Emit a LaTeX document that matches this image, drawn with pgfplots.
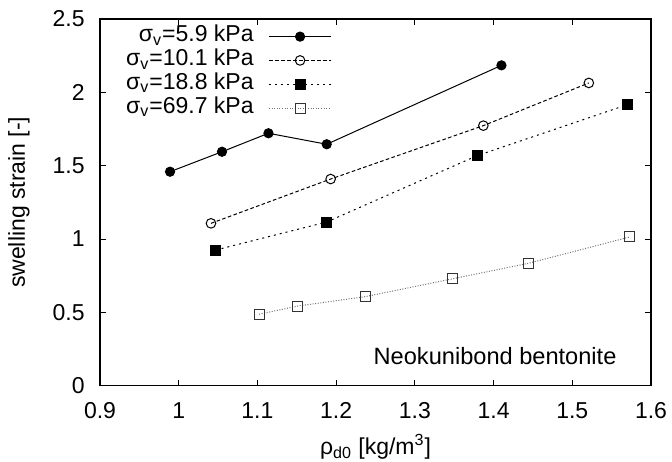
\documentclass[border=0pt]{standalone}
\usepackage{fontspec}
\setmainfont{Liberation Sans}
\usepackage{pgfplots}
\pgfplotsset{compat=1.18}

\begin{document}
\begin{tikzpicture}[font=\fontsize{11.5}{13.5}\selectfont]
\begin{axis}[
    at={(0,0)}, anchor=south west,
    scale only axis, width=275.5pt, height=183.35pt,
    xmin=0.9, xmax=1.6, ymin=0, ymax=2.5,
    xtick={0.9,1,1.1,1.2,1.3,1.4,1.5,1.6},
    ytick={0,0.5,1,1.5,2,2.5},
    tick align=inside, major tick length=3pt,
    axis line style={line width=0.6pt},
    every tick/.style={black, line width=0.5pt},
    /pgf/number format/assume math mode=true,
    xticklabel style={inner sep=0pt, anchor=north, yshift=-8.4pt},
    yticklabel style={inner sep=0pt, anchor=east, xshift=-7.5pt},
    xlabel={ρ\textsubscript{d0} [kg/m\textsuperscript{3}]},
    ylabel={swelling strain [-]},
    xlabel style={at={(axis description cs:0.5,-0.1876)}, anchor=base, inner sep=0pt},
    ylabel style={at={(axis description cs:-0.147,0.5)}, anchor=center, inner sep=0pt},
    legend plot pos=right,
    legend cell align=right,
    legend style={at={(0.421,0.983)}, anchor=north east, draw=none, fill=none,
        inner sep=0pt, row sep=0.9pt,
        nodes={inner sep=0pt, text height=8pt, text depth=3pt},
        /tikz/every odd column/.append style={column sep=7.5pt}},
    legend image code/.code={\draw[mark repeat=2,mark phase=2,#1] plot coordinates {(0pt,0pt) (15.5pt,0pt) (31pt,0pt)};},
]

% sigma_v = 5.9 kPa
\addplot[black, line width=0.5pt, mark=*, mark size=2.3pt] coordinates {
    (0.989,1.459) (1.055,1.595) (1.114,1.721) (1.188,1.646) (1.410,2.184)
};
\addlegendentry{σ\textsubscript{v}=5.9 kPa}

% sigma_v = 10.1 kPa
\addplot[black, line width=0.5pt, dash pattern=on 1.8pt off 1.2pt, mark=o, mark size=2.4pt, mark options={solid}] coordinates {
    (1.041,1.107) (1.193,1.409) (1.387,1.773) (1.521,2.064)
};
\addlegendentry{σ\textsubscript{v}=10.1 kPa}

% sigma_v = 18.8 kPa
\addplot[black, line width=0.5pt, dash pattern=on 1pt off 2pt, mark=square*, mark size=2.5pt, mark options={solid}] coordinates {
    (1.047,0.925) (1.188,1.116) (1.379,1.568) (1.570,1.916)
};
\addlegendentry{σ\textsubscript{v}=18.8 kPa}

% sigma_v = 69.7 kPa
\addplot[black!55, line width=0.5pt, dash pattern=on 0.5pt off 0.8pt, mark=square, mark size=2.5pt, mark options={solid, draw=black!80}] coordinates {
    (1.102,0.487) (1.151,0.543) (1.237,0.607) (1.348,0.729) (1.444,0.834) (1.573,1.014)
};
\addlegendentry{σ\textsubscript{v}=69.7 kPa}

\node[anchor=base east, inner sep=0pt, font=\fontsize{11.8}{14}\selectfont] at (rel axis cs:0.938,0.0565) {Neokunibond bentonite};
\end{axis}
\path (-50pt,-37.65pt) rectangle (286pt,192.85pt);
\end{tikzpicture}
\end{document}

________

### PROBLEM TO WORK ON
Reproduce the material above in full, exactly, with no images.

### COMPLETE RESPONSE
Emit a LaTeX document that matches this image, drawn with pgfplots.
\documentclass[border=0pt]{standalone}
\usepackage{fontspec}
\setmainfont{Liberation Sans}
\usepackage{pgfplots}
\pgfplotsset{compat=1.18}

\begin{document}
\begin{tikzpicture}[font=\fontsize{11.5}{13.5}\selectfont]
\begin{axis}[
    at={(0,0)}, anchor=south west,
    scale only axis, width=275.5pt, height=183.35pt,
    xmin=0.9, xmax=1.6, ymin=0, ymax=2.5,
    xtick={0.9,1,1.1,1.2,1.3,1.4,1.5,1.6},
    ytick={0,0.5,1,1.5,2,2.5},
    tick align=inside, major tick length=3pt,
    axis line style={line width=0.6pt},
    every tick/.style={black, line width=0.5pt},
    /pgf/number format/assume math mode=true,
    xticklabel style={inner sep=0pt, anchor=north, yshift=-8.4pt},
    yticklabel style={inner sep=0pt, anchor=east, xshift=-7.5pt},
    xlabel={ρ\textsubscript{d0} [kg/m\textsuperscript{3}]},
    ylabel={swelling strain [-]},
    xlabel style={at={(axis description cs:0.5,-0.1876)}, anchor=base, inner sep=0pt},
    ylabel style={at={(axis description cs:-0.147,0.5)}, anchor=center, inner sep=0pt},
    legend plot pos=right,
    legend cell align=right,
    legend style={at={(0.421,0.983)}, anchor=north east, draw=none, fill=none,
        inner sep=0pt, row sep=0.9pt,
        nodes={inner sep=0pt, text height=8pt, text depth=3pt},
        /tikz/every odd column/.append style={column sep=7.5pt}},
    legend image code/.code={\draw[mark repeat=2,mark phase=2,#1] plot coordinates {(0pt,0pt) (15.5pt,0pt) (31pt,0pt)};},
]

% sigma_v = 5.9 kPa
\addplot[black, line width=0.5pt, mark=*, mark size=2.3pt] coordinates {
    (0.989,1.459) (1.055,1.595) (1.114,1.721) (1.188,1.646) (1.410,2.184)
};
\addlegendentry{σ\textsubscript{v}=5.9 kPa}

% sigma_v = 10.1 kPa
\addplot[black, line width=0.5pt, dash pattern=on 1.8pt off 1.2pt, mark=o, mark size=2.4pt, mark options={solid}] coordinates {
    (1.041,1.107) (1.193,1.409) (1.387,1.773) (1.521,2.064)
};
\addlegendentry{σ\textsubscript{v}=10.1 kPa}

% sigma_v = 18.8 kPa
\addplot[black, line width=0.5pt, dash pattern=on 1pt off 2pt, mark=square*, mark size=2.5pt, mark options={solid}] coordinates {
    (1.047,0.925) (1.188,1.116) (1.379,1.568) (1.570,1.916)
};
\addlegendentry{σ\textsubscript{v}=18.8 kPa}

% sigma_v = 69.7 kPa
\addplot[black!55, line width=0.5pt, dash pattern=on 0.5pt off 0.8pt, mark=square, mark size=2.5pt, mark options={solid, draw=black!80}] coordinates {
    (1.102,0.487) (1.151,0.543) (1.237,0.607) (1.348,0.729) (1.444,0.834) (1.573,1.014)
};
\addlegendentry{σ\textsubscript{v}=69.7 kPa}

\node[anchor=base east, inner sep=0pt, font=\fontsize{11.8}{14}\selectfont] at (rel axis cs:0.938,0.0565) {Neokunibond bentonite};
\end{axis}
\path (-50pt,-37.65pt) rectangle (286pt,192.85pt);
\end{tikzpicture}
\end{document}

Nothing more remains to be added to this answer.